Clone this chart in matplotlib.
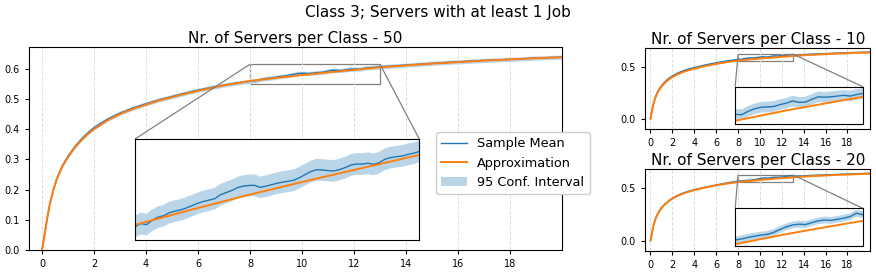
import matplotlib
matplotlib.use("Agg")
import matplotlib.pyplot as plt
from mpl_toolkits.axes_grid1.inset_locator import mark_inset

# ---------------- data ----------------
t_approx = [0, 0.05, 0.1, 0.2, 0.3, 0.45, 0.6, 0.8, 1.0, 1.25, 1.5, 1.75, 2.0, 2.5,
            3.0, 3.5, 4.0, 4.5, 5.0, 5.5, 6.0, 6.5, 7.0, 7.5, 8.0, 9.0, 10.0, 11.0,
            12.0, 13.0, 14.0, 15.0, 16.0, 17.0, 18.0, 19.0, 20.0]
approx = [0, 0.025, 0.052, 0.105, 0.152, 0.203, 0.242, 0.280, 0.308, 0.338, 0.362,
          0.383, 0.400, 0.428, 0.450, 0.467, 0.481, 0.495, 0.506, 0.517, 0.527,
          0.536, 0.545, 0.552, 0.5597, 0.5695, 0.5790, 0.5878, 0.5963, 0.6047,
          0.611, 0.617, 0.622, 0.627, 0.631, 0.635, 0.638]

# Nr. of servers per class = 50
t_mean50 = [0, 0.1, 0.2, 0.3, 0.45, 0.6, 0.8, 1.0, 1.25, 1.5, 1.75, 2.0, 2.5, 3.0,
            3.5, 4.0, 4.5, 5.0, 5.5, 6.0, 6.5, 7.0, 7.5,
            8.0, 8.1, 8.2, 8.3, 8.4, 8.5, 8.6, 8.7, 8.8, 8.9,
            9.0, 9.1, 9.2, 9.3, 9.4, 9.5, 9.6, 9.7, 9.8, 9.9,
            10.0, 10.1, 10.2, 10.3, 10.4, 10.5, 10.6, 10.7, 10.8, 10.9,
            11.0, 11.1, 11.2, 11.3, 11.4, 11.5, 11.6, 11.7, 11.8, 11.9,
            12.0, 12.1, 12.2, 12.3, 12.4, 12.5, 12.6, 12.7, 12.8, 12.9, 13.0,
            13.5, 14.0, 15.0, 16.0, 17.0, 18.0, 19.0, 20.0]
mean50 = [0, 0.053, 0.106, 0.153, 0.204, 0.244, 0.282, 0.311, 0.341, 0.366, 0.387,
          0.405, 0.432, 0.453, 0.470, 0.484, 0.497, 0.508, 0.519, 0.529, 0.538,
          0.546, 0.553,
          0.5586, 0.5605, 0.5598, 0.5625, 0.5646, 0.5655, 0.5675, 0.5685, 0.5693, 0.5705,
          0.5720, 0.5735, 0.5747, 0.5756, 0.5765, 0.5790, 0.5804, 0.5818, 0.5836, 0.5846,
          0.5850, 0.5852, 0.5838, 0.5846, 0.5855, 0.5865, 0.5872, 0.5878, 0.5885, 0.5902,
          0.5922, 0.5941, 0.5952, 0.5950, 0.5946, 0.5944, 0.5953, 0.5966, 0.5982, 0.5989,
          0.5988, 0.5994, 0.5986, 0.5998, 0.6020, 0.6030, 0.6036, 0.6040, 0.6050, 0.6058, 0.6069,
          0.609, 0.612, 0.618, 0.623, 0.6275, 0.631, 0.6355, 0.6385]
ci50 = 0.007

# Nr. of servers per class = 10
t_mean10 = [0, 0.1, 0.2, 0.3, 0.45, 0.6, 0.8, 1.0, 1.25, 1.5, 1.75, 2.0, 2.5, 3.0,
            3.5, 4.0, 4.5, 5.0, 5.5, 6.0, 6.5, 7.0, 7.5,
            8.0, 8.25, 8.5, 8.75, 9.0, 9.25, 9.5, 9.75, 10.0, 10.25, 10.5, 10.75,
            11.0, 11.25, 11.5, 11.75, 12.0, 12.25, 12.5, 12.75, 13.0,
            13.5, 14.0, 15.0, 16.0, 17.0, 18.0, 19.0, 20.0]
mean10 = [0, 0.055, 0.108, 0.156, 0.208, 0.248, 0.287, 0.317, 0.348, 0.373, 0.394,
          0.412, 0.440, 0.462, 0.479, 0.492, 0.505, 0.517, 0.528, 0.538, 0.547,
          0.556, 0.564,
          0.5717, 0.5710, 0.5773, 0.5822, 0.5850, 0.5857, 0.5864, 0.5900, 0.5928,
          0.5970, 0.5942, 0.5949, 0.5998, 0.6047, 0.6040, 0.6047, 0.6061, 0.6075,
          0.6061, 0.6089, 0.6110,
          0.615, 0.618, 0.623, 0.627, 0.631, 0.636, 0.639, 0.641]
ci10 = 0.010

# Nr. of servers per class = 20
t_mean20 = t_mean10
mean20 = [0, 0.054, 0.107, 0.154, 0.205, 0.245, 0.283, 0.312, 0.342, 0.366, 0.387,
          0.405, 0.433, 0.455, 0.472, 0.486, 0.499, 0.510, 0.521, 0.531, 0.541,
          0.552, 0.560,
          0.5677, 0.5699, 0.5728, 0.5750, 0.5772, 0.5786, 0.5822, 0.5880, 0.5931,
          0.5968, 0.5982, 0.5975, 0.6011, 0.6047, 0.6062, 0.6055, 0.6076, 0.6098,
          0.6127, 0.6193, 0.6164,
          0.617, 0.619, 0.624, 0.628, 0.632, 0.636, 0.640, 0.643]
ci20 = 0.0065

x_ticks = [0, 2, 4, 6, 8, 10, 12, 14, 16, 18]
zoom_x = (8, 13)

# ---------------- drawing ----------------
BLUE = "#1f77b4"
ORANGE = "#ff7f0e"
TITLE_FS = 11
LEGEND_FS = 9.3
TICK_FS = 7


def draw_lines(a, t, m, ci, with_labels=False):
    lo = [v - ci for v in m]
    hi = [v + ci for v in m]
    a.fill_between(t, lo, hi, color=BLUE, alpha=0.3, lw=0,
                   label="95 Conf. Interval" if with_labels else None)
    a.plot(t, m, color=BLUE, lw=1.0, label="Sample Mean" if with_labels else None)
    a.plot(t_approx, approx, color=ORANGE, lw=1.4,
           label="Approximation" if with_labels else None)


def panel(a, t, m, ci, title, xlim, ylim, yticks, ytl, inset_rect, inset_ylim,
          labels=False):
    draw_lines(a, t, m, ci, labels)
    a.set_xlim(*xlim)
    a.set_ylim(*ylim)
    a.set_xticks(x_ticks)
    a.set_yticks(yticks)
    a.set_yticklabels(ytl)
    a.tick_params(labelsize=TICK_FS, length=3, width=0.8)
    a.grid(axis="x", linestyle="--", color="#dddddd", lw=0.7)
    a.set_title(title, fontsize=TITLE_FS, pad=3)
    axins = a.inset_axes(inset_rect)
    draw_lines(axins, t, m, ci)
    axins.set_xlim(*zoom_x)
    axins.set_ylim(*inset_ylim)
    axins.set_xticks([])
    axins.set_yticks([])
    mark_inset(a, axins, loc1=2, loc2=1, fc="none", ec="0.5", lw=0.9)
    return axins


fig = plt.figure(figsize=(8.76, 2.73), dpi=100)
ax50 = fig.add_axes([0.0331, 0.0842, 0.6085, 0.7436])
ax10 = fig.add_axes([0.7363, 0.5275, 0.2574, 0.2978])
ax20 = fig.add_axes([0.7363, 0.0806, 0.2574, 0.3004])

panel(ax50, t_mean50, mean50, ci50, "Nr. of Servers per Class - 50",
      (-0.5, 20.0), (0.0, 0.672),
      [0.0, 0.1, 0.2, 0.3, 0.4, 0.5, 0.6],
      ["0.0", "0.1", "0.2", "0.3", "0.4", "0.5", "0.6"],
      [0.199, 0.05, 0.533, 0.497], (0.550, 0.615), labels=True)
panel(ax10, t_mean10, mean10, ci10, "Nr. of Servers per Class - 10",
      (-0.5, 20.1), (-0.1, 0.684), [0.0, 0.5], ["0.0", "0.5"],
      [0.40, 0.06, 0.566, 0.46], (0.5534, 0.6237))
panel(ax20, t_mean20, mean20, ci20, "Nr. of Servers per Class - 20",
      (-0.5, 20.1), (-0.1, 0.684), [0.0, 0.5], ["0.0", "0.5"],
      [0.40, 0.06, 0.566, 0.46], (0.5561, 0.6287))

handles, labels = ax50.get_legend_handles_labels()
order = [labels.index("Sample Mean"), labels.index("Approximation"),
         labels.index("95 Conf. Interval")]
fig.legend([handles[i] for i in order], [labels[i] for i in order],
           loc="upper left", bbox_to_anchor=(436 / 876, 1 - 132 / 273),
           bbox_transform=fig.transFigure, fontsize=LEGEND_FS, framealpha=1,
           borderaxespad=0)

fig.suptitle("Class 3; Servers with at least 1 Job", fontsize=TITLE_FS, y=0.98)

fig.savefig("out.png", dpi=100)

▬▬▬

* [Stated goal]
Look over the material above and show each line where "matplotlib" appears.

* [Full answer]
Clone this chart in matplotlib.
import matplotlib
matplotlib.use("Agg")
import matplotlib.pyplot as plt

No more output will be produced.